Sous couvert de lutte contre « l’agro-industrie », les cafouillages de ces deux actions discréditent le discours des activistes. Ils font écho aux actions « coup de poing » de militants animalistes s’infiltrant dans des élevages, taguant les murs des stabulations, avec pour résultats d’apeurer les animaux et de choquer les éleveurs et leurs familles. Ou aux faits d’armes des « faucheurs volontaires » saccageant des parcelles de tournesol VTH (variétés tolérantes aux herbicides) pourtant parfaitement légales.

Ces actions rappellent plus généralement à quel point la cohabitation entre l’agriculture et la société peut être difficile. Il n’y a qu’à voir les tensions que peuvent engendrer des projets d’installations agricoles : ici une réserve d’irrigation, là une unité de méthanisation, ailleurs un poulailler… dans de nombreux cas, les projets entraînent des conflits de voisinage, et même une fois validés par l’administration, peuvent ensuite être attaqués en justice par des associations et leur exploitation bloquée par les recours.

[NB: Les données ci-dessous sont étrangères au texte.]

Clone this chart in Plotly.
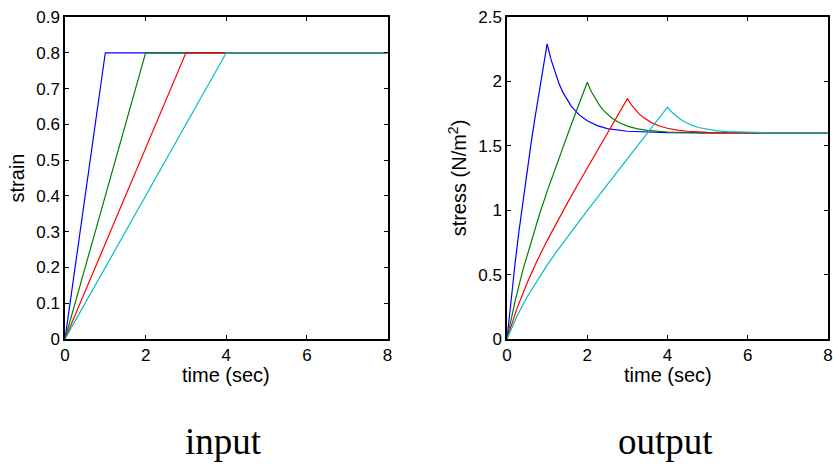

L’agriculture a un défaut : ce n’est pas une activité « cachée ». Elle est en plein air, au contact des habitants, et se déploie sur tout le territoire. Parfois, elle entraîne des nuisances. Des débats légitimes sont à mener sur le partage des ressources naturelles, la protection de l’environnement, le bien-être des animaux, etc. De nombreux moyens sont mis en place pour la transition vers une agriculture performante à la fois économiquement, mais aussi écologiquement et socialement. Les transitions agricoles sont en cours et le seront encore davantage dans les années à venir. Mais les débats sont à mener dans le calme et la concertation, non dans les actions-choc et les dégradations. S’en mêler sans s’emmêler, tout est dans la nuance.